Common mistakes in startup formation include delaying formal documentation, failing to record ownership percentages, and neglecting written agreements among founders. Verbal understandings about roles and equity often lead to disputes. Additionally, inadequate attention to intellectual property ownership and employment agreements can create downstream complications that impede growth or investment. Another frequent error is underestimating regulatory or licensing requirements for the chosen business activity. Early legal and tax planning helps founders align their structure with funding needs and exit strategies. Setting clear governance processes and maintaining accurate records prevents misunderstandings and preserves the business’s credibility with partners and investors.
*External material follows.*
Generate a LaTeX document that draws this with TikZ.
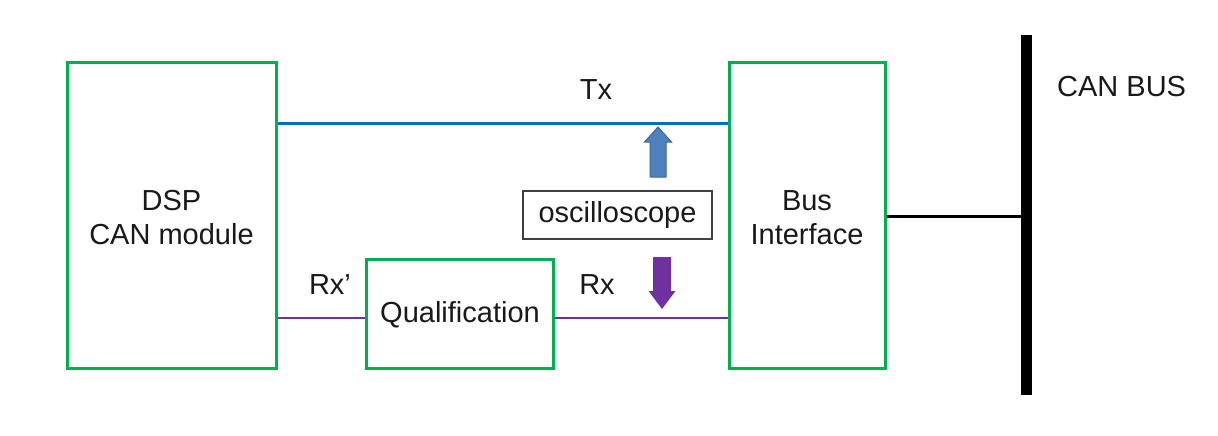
\documentclass[tikz,border=0pt]{standalone}
\usepackage{fontspec}
\setmainfont{Liberation Sans}
\definecolor{boxgreen}{HTML}{00B050}
\definecolor{txblue}{HTML}{0070C0}
\definecolor{rxpurple}{HTML}{7030A0}
\definecolor{arrblue}{HTML}{4F81BD}
\definecolor{arrblueline}{HTML}{3A679C}
\definecolor{arrpurple}{HTML}{7030A0}
\begin{document}
\begin{tikzpicture}[x=1pt,y=-1pt,
  blk/.style={draw=boxgreen,line width=3pt,fill=white},
  lbl/.style={font=\fontsize{29}{34}\selectfont,align=center,text=black!90,inner sep=0pt},
]
\useasboundingbox (0,0) rectangle (1218,436);
% boxes
\draw[blk] (67,63) rectangle (276,368);
\node[lbl] (dsp) at (171.5,218) {DSP\\CAN module};
\draw[blk] (729,63) rectangle (885,368);
\node[lbl] (bif) at (807,218) {Bus\\Interface};
\draw[blk] (366,259) rectangle (553,368);
\node[lbl] (qual) at (460,315) {Qualification};
% coordinates
\coordinate (dspTx) at (277.5,123);
\coordinate (bifTx) at (727.5,123);
\coordinate (dspRx) at (277.5,318);
\coordinate (qualL) at (364.5,318);
\coordinate (qualR) at (554.5,318);
\coordinate (bifRx) at (727.5,318);
\coordinate (bifBus) at (886.5,216);
\coordinate (busTop) at (1026,35);
\coordinate (busBot) at (1026,395);
\coordinate (busMid) at (1021,216);
% lines
\draw[txblue,line width=3pt] (dspTx) -- (bifTx);
\draw[rxpurple,line width=2.5pt] (dspRx) -- (qualL);
\draw[rxpurple,line width=2.5pt] (qualR) -- (bifRx);
\draw[black,line width=11pt] (busTop) -- (busBot);
\draw[black,line width=3pt] (bifBus) -- (busMid);
% labels
\node[lbl] (tx) at (596,90) {Tx};
\node[lbl] (rxp) at (330,285) {Rx’};
\node[lbl] (rx) at (597,285) {Rx};
\node[lbl,anchor=west] (canbus) at (1057,87) {CAN BUS};
% oscilloscope
\node[draw=black!75,line width=1.2pt,minimum width=189pt,minimum height=48pt,lbl] (osc) at (617.5,215) {oscilloscope};
% block arrows
\filldraw[fill=arrblue,draw=arrblueline,line width=1pt]
  (658,127) -- (671.5,142) -- (666,142) -- (666,177) -- (650,177) -- (650,142) -- (644.5,142) -- cycle;
\fill[arrpurple]
  (662,309) -- (675.5,291) -- (671,291) -- (671,257) -- (653,257) -- (653,291) -- (648.5,291) -- cycle;
\end{tikzpicture}
\end{document}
When disputes arise with customers or partners, begin by documenting the issue and reviewing relevant agreements to identify obligations and remedies. Attempting a negotiated resolution or mediation often preserves relationships and reduces cost compared with litigation. Early communication that outlines concerns and proposed remedies can sometimes resolve matters quickly without escalating to formal proceedings. If negotiation is unsuccessful, assess the strength of your legal position and the likely costs of litigation versus settlement. Preserve evidence, maintain clear records, and consider dispute resolution clauses in future contracts to encourage efficient resolution. A strategic approach focuses on protecting business interests while minimizing disruption to operations.
Bankruptcy should be considered when liabilities significantly exceed the business’s ability to meet obligations and other restructuring options have been exhausted or are impractical. It can provide an orderly process for restructuring or winding down operations while offering protections from creditor actions. Each business should evaluate the impact on stakeholders, contracts, and potential recovery when considering this option. Before pursuing bankruptcy, explore negotiations with creditors, possible refinancing, or operational changes that could restore viability. If bankruptcy is necessary, careful planning is important to preserve value, address tax consequences, and comply with filing requirements. Timely advice and documentation support a smoother process during financial distress.
Ongoing regulatory compliance begins with identifying which federal, state, and local rules apply to your operations, including licensing, tax reporting, employment rules, and zoning. Implementing policies, checklists, and recordkeeping procedures ensures that required filings and renewals are handled on time. Regular internal reviews and updates help the business adapt to changes in law and reduce the risk of penalties or interruptions. Engage advisors when new business activities are added or when entering new markets to assess additional compliance obligations. Periodic training for staff and documentation of compliance steps make audits and reviews less disruptive and help the company demonstrate good-faith efforts to meet legal requirements.